Die Selbstständigkeit fühlt sich verdammt gut an, sagt Beerhold. Ohne die jahrelange Arbeit bei Vitesco wäre die jetzige Selbstständigkeit nicht möglich gewesen. Mit der von ihm und seinen Ex-Kollegen im Arbeitskampf erstrittenen Abfindung hat er sein Firmenfahrzeug und die neuen Laser- sowie Fräsmaschinen bezahlt.

Die Selbstständigkeit fühlt sich verdammt gut an.

Stefan Beerhold

Den Schritt in die Selbstständigkeit habe er nur gehen können, weil er viel Jahre bei "Vitesco" gut verdient habe. Dafür sei er sehr dankbar. Freilich falle jetzt ein Gehalt weg. Aber: Er habe nun ganz viel Zeit für seine Lichtbogenmanufaktur und die Kunden. Viele seiner Ex-Kollegen haben ihn schon in seiner Werkstatt im Mühlhäuser Ortsteil Grabe besucht.

Stefan Beerhold mit Lichtbogen in der Hand.
Für die Herstellung der Lichtbögen werden verschiedene Maschinen und Werkzeuge benötigt. Bildrechte: MDR/Claudia Götze

Knapp 140 Mitarbeiter sind es noch

Bei Vitesco arbeiten im Moment noch 143 Mitarbeiter. Fast die Hälfte kann nach Informationen des Betriebsrates in Altersteilzeit gehen. Übrig bleiben bis Jahresende 88 Kollegen, die das Unternehmen in den nächsten zwei Jahren schrittweise verlassen müssen: Ende 2023 sind es noch 65 und im September 2024 noch 62. Das steht so im Sozialplan, sagt Oliver Walther vom Betriebsrat. Den hatten sich die Vitesco-Leute fast zwei Jahre lang erkämpft, mit Streiks und Demonstrationen.
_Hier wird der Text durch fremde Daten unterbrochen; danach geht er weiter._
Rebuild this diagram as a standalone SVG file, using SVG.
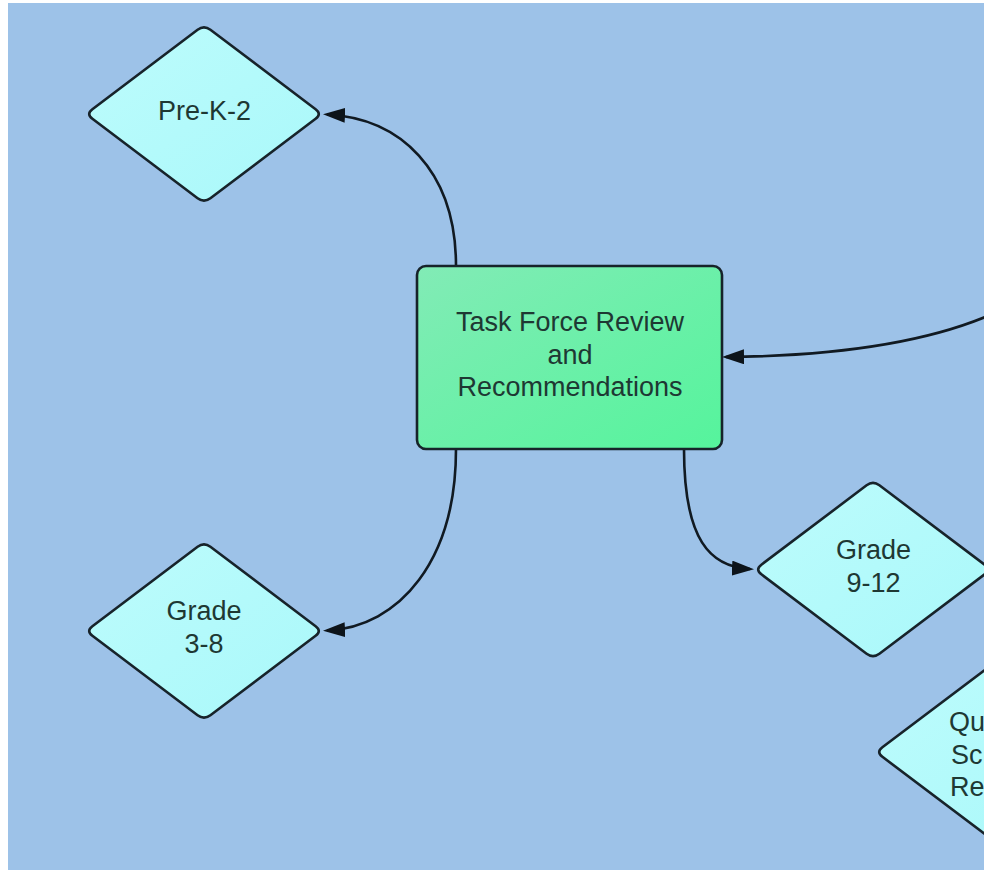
<svg xmlns="http://www.w3.org/2000/svg" width="984" height="873" viewBox="0 0 984 873">
<style>
.bg{fill:#9dc2e8}
.dia{fill:url(#gDia);stroke:#17232a;stroke-width:2.6;stroke-linejoin:round}
.box{fill:url(#gBox);stroke:#17232a;stroke-width:2.6}
.lbl{font-family:"Liberation Sans",Arial,sans-serif;font-size:27px;fill:#1e3833;text-anchor:middle}
.lbl.start{text-anchor:start}
.conn{fill:none;stroke:#111a22;stroke-width:2.6;marker-end:url(#arrow)}
</style>
<defs>
<linearGradient id="gDia" x1="0" y1="0" x2="1" y2="1">
<stop offset="0" stop-color="#bdfcfc"/>
<stop offset="1" stop-color="#a9f8fa"/>
</linearGradient>
<linearGradient id="gBox" x1="0" y1="0" x2="1" y2="1">
<stop offset="0" stop-color="#82ebb6"/>
<stop offset="1" stop-color="#55f49c"/>
</linearGradient>
<path id="diamond" d="M-111.6,-4.8 L-6.4,-84.2 Q0,-89 6.4,-84.2 L111.6,-4.8 Q118,0 111.6,4.8 L6.4,84.2 Q0,89 -6.4,84.2 L-111.6,4.8 Q-118,0 -111.6,-4.8 Z"/>
<marker id="arrow" markerUnits="userSpaceOnUse" viewBox="0 0 22 15" refX="18" refY="7.5" markerWidth="22" markerHeight="15" orient="auto">
<path d="M0,0 L22,7.5 L0,15 Z" fill="#0d141a"/>
</marker>
</defs>
<rect x="0" y="0" width="984" height="873" fill="#ffffff"/>
<rect class="bg" x="8" y="3" width="976" height="867"/>

<g id="connectors">
<path class="conn" d="M456,266 C456,170 400,118 327,114.5"/>
<path class="conn" d="M456,449 C456,560 400,627 327,630.5"/>
<path class="conn" d="M684,449 C684,540 710,567 750,569"/>
<path class="conn" d="M990,315 C920,345 830,356 726,357"/>
</g>

<g id="node-prek2">
<use href="#diamond" class="dia" transform="translate(204,114)"/>
<text class="lbl" x="204.5" y="119.5">Pre-K-2</text>
</g>

<g id="node-grade38">
<use href="#diamond" class="dia" transform="translate(204,631)"/>
<text class="lbl" x="204" y="619.5">Grade</text>
<text class="lbl" x="204" y="652.5">3-8</text>
</g>

<g id="node-grade912">
<use href="#diamond" class="dia" transform="translate(873,569.5)"/>
<text class="lbl" x="873.5" y="558.5">Grade</text>
<text class="lbl" x="873.5" y="591.5">9-12</text>
</g>

<g id="node-quality">
<use href="#diamond" class="dia" transform="translate(994,752)"/>
<text class="lbl start" x="949" y="731">Qu</text>
<text class="lbl start" x="951" y="763.5">Sc</text>
<text class="lbl start" x="950" y="796">Re</text>
</g>

<g id="node-taskforce">
<rect class="box" x="417" y="266" width="305" height="183" rx="9" ry="9"/>
<text class="lbl" x="570" y="331">Task Force Review</text>
<text class="lbl" x="570" y="363.5">and</text>
<text class="lbl" x="570" y="396">Recommendations</text>
</g>
</svg>
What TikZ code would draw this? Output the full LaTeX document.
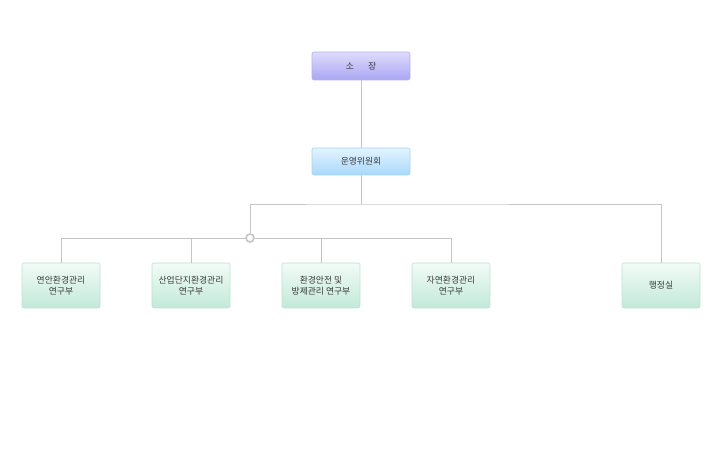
\documentclass[tikz,border=0pt]{standalone}
\usepackage{fontspec}
\newfontfamily\korfont{Noto Sans CJK KR}
\definecolor{linegray}{HTML}{C4C4C4}
\definecolor{txtgray}{HTML}{3A3A3A}
\definecolor{headtop}{HTML}{DEDBFC}
\definecolor{headbot}{HTML}{ABA6F2}
\definecolor{headline}{HTML}{B5AFF2}
\definecolor{boardtop}{HTML}{E3F4FF}
\definecolor{boardbot}{HTML}{A9D8FA}
\definecolor{boardline}{HTML}{A8D4F4}
\definecolor{depttop}{HTML}{F2FBF7}
\definecolor{deptbot}{HTML}{C2E9D9}
\definecolor{deptline}{HTML}{BCE2D2}
\begin{document}
\begin{tikzpicture}[x=1pt, y=-1pt, font=\korfont\fontsize{8.8}{11.5}\selectfont, text=txtgray,
    orgbox/.style={draw, rounded corners=2pt, line width=0.6pt, align=center, inner sep=0pt},
    headbox/.style={orgbox, minimum width=98pt, minimum height=28pt, draw=headline, top color=headtop, bottom color=headbot},
    boardbox/.style={orgbox, minimum width=98pt, minimum height=27pt, draw=boardline, top color=boardtop, bottom color=boardbot},
    deptbox/.style={orgbox, minimum width=78pt, minimum height=45pt, draw=deptline, top color=depttop, bottom color=deptbot},
    link/.style={linegray, line width=0.8pt}]

    \useasboundingbox (0,0) rectangle (720,470);

    % --- Vertice ---
    \node[headbox] (chief) at (361,66) {소\hspace{1.6em}장};
    \node[boardbox] (board) at (361,161.5) {운영위원회};

    % --- Reparti ---
    \node[deptbox] (coast) at (61,285.5) {연안환경관리\\연구부};
    \node[deptbox] (indus) at (191,285.5) {산업단지환경관리\\연구부};
    \node[deptbox] (safety) at (321,285.5) {환경안전 및\\방제관리 연구부};
    \node[deptbox] (nature) at (451,285.5) {자연환경관리\\연구부};
    \node[deptbox] (admin) at (661,285.5) {행정실};

    % --- Punti di snodo ---
    \coordinate (split) at (361,204);
    \coordinate (left) at (250,204);
    \node[circle, draw=linegray, line width=1.6pt, fill=white, inner sep=0pt, minimum size=8pt] (hub) at (250,238) {};

    % --- Collegamenti ---
    \draw[link] (chief) -- (board);
    \draw[link] (board) -- (split);
    \draw[link] (left) -- (split) -| (admin);
    \draw[link] (left) -- (hub);
    \draw[link] (hub.west) -| (coast);
    \draw[link] (hub.west) -| (indus);
    \draw[link] (hub.east) -| (safety);
    \draw[link] (hub.east) -| (nature);

\end{tikzpicture}
\end{document}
Vor wenigen Wochen gab es noch einen Hoffnungsschimmer: Ein Investor aus Bayern wollte den Standort in Mühlhausen über das Jahr 2024 hinaus erhalten. Das wollte die Belegschaft nicht. Mehr als 70 Prozent der 88 Befragten stimmte dagegen. Die Belegschaft hatte wohl Angst um die erkämpften Abfindungen. Für sie war mit dem Zukunftsmodell zu viel Ungewissheit verbunden. Am Standort Mühlhausen werden sämtliche operativen Aktivitäten auslaufen beziehungsweise sukzessive bis zum 31. Dezember 2024 nach Bebra in Hessen transferiert, sagte eine Firmensprecherin.